By Richard T. Cooper

Joseph Steyskal, the former Divinity School student accused of threatening the life of President Pusey and committed to a Federal mental hospital last February, will be arraigned in U.S. District Court this morning, Gael Mahoney, assistant U. S. District Attorney, revealed last night.

Steyskal has now been certified competent to stand trial, Mahoney said and must now enter a plea of guilty or not guilty this morning before Federal District Judge William T. McCarthy.

The Divinity School ex-student, who was arrested by the F. B. I. February 16 in Sun Valley, Idaho, for allegedly sending a letter which threatened the University president's life because Steyskal was denied a professorship to teach religion, originally came before George C. Sweeney, Chief Justice of the District Court in February.

Orders Examination

Sweeney ordered Steyskal to be examined by a Boston psychiatrist, since government attorneys felt that he might not be mentally competent to stand trial, Mahoney said.
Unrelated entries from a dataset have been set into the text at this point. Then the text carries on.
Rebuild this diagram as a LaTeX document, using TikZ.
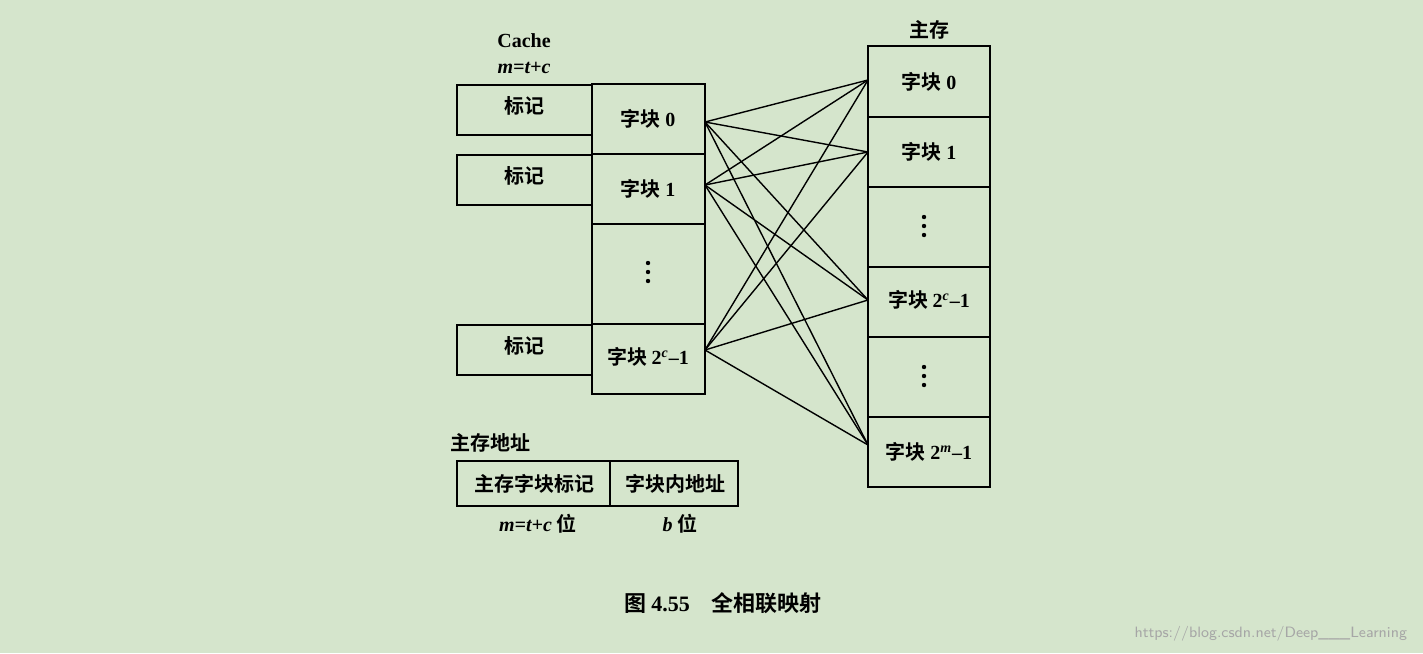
\documentclass[tikz,border=0pt]{standalone}
\usepackage{fontspec}
\setmainfont{Liberation Serif}
\newfontfamily\cjk{Noto Sans CJK SC}[BoldFont={Noto Sans CJK SC Bold}]
\begin{document}
\begin{tikzpicture}[x=0.5pt,y=-0.5pt,
  bx/.style={draw,line width=1.4pt,inner sep=0pt},
  tx/.style={font=\fontsize{10}{12}\selectfont\bfseries\cjk},
  vd/.style={circle,fill,inner sep=0pt,minimum size=2.2pt},
  ln/.style={line width=0.7pt}]
\fill[fill={rgb,255:red,213;green,229;blue,204}] (0,0) rectangle (1423,653);
\useasboundingbox (0,0) rectangle (1423,653);
% cache
\node[tx] (cl) at (524,41) {\rmfamily Cache};
\node[tx] (cm) at (524,68) {\rmfamily\itshape m=t+c};
\foreach \n/\a/\b in {t0/85/135,t1/155/205,t2/325/375}{
  \draw[bx] (457,\a) rectangle (592,\b);
  \node[tx] (\n) at (524,{(\a+\b)/2-4}) {标记};}
\draw[bx] (592,84) rectangle (705,394);
\foreach \y in {154,224,324} \draw[bx] (592,\y) -- (705,\y);
\node[tx] (c0) at (648,119) {字块\ \rmfamily 0};
\node[tx] (c1) at (648,189) {字块\ \rmfamily 1};
\foreach \i/\y in {a/263,b/272,c/281} \node[vd] (cd\i) at (648,\y) {};
\node[tx] (c2) at (648,357) {字块\ \rmfamily 2\textsuperscript{\itshape c}--1};
% main memory
\node[tx] (ml) at (929,30) {主存};
\draw[bx] (868,46) rectangle (990,487);
\foreach \y in {117,187,267,337,417} \draw[bx] (868,\y) -- (990,\y);
\node[tx] (m0) at (929,82) {字块\ \rmfamily 0};
\node[tx] (m1) at (929,152) {字块\ \rmfamily 1};
\foreach \i/\y in {a/217,b/226,c/235} \node[vd] (md\i) at (924,\y) {};
\node[tx] (m2) at (929,300) {字块\ \rmfamily 2\textsuperscript{\itshape c}--1};
\foreach \i/\y in {a/367,b/376,c/385} \node[vd] (me\i) at (924,\y) {};
\node[tx] (m3) at (929,452) {字块\ \rmfamily 2\textsuperscript{\itshape m}--1};
% connectors
\foreach \c/\cy in {a/122,b/185,c/350} \coordinate (s\c) at (705,\cy);
\foreach \m/\my in {0/80,1/152,2/300,3/445} \coordinate (e\m) at (868,\my);
\foreach \c in {a,b,c} \foreach \m in {0,1,2,3} \draw[ln] (s\c) -- (e\m);
% address
\node[tx] (al) at (490,443) {主存地址};
\draw[bx] (457,461) rectangle (738,506);
\draw[bx] (610,461) -- (610,506);
\node[tx] (a1) at (534,484) {主存字块标记};
\node[tx] (a2) at (675,484) {字块内地址};
\node[tx] (b1) at (538,524) {\rmfamily\itshape m=t+c\ \upshape\cjk 位};
\node[tx] (b2) at (680,524) {\rmfamily\itshape b\ \upshape\cjk 位};
\node[tx,font=\fontsize{11}{13}\selectfont\bfseries\cjk] (cap) at (723,603) {图\ \rmfamily 4.55\quad\cjk 全相联映射};
\node[text=gray!70,font=\fontsize{7.5}{9}\selectfont\sffamily,anchor=east] (wm) at (1414,634) {https://blog.csdn.net/Deep\_\_\_Learning};
\end{tikzpicture}
\end{document}
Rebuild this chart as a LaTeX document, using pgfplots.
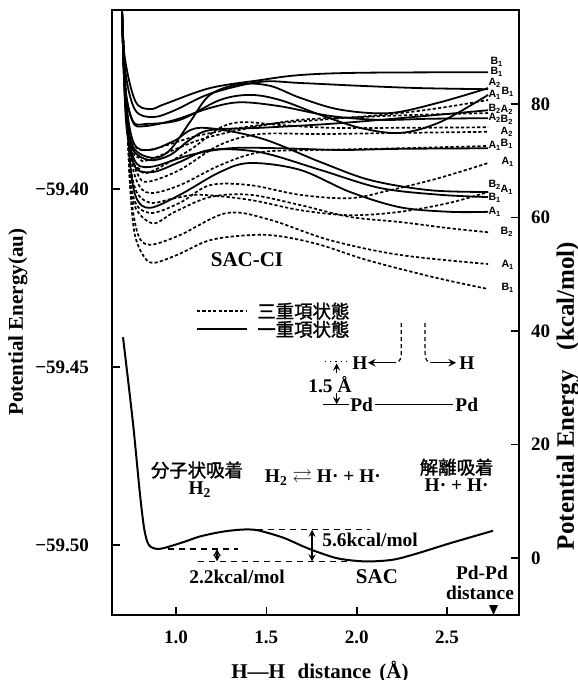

The psychiatrist pronounced Steyskal incompetent and he was sent to a Mental Hospital for Federal prisoners in Springfield, Missouri.

Declare Competent

Early this month, the prisoner was declared competent by officials at the Springfield hospital and was returned to Boston to face trial, Mahoney said.

Steyskal will go before Judge McCarthy late this morning or possibly early this afternoon, Mahoney predicted, in Room Five on the 12th floor of the U. S. Post Office Building in Boston.

Sending threatening letters through the mails is a Federal offense, Mahoney stated.

Farnsworth Files Complaint

Dr. Dana L. Farnsworth, Director of the University Health Service, filed the initial complaint against Steyskal after Pusey reportedly received the threatening letter.

Farnsworth said Steyskal's psychotic condition led the ex-Divinity student to believe he had been '"called upon" to preach a new philosophical doctrine. Only when his illness led him to pick on one person did Steyskal become "too dangerous to remain at large," Farnsworth said.

Steyskal was a student at the Divinity School in 1953 and 1954.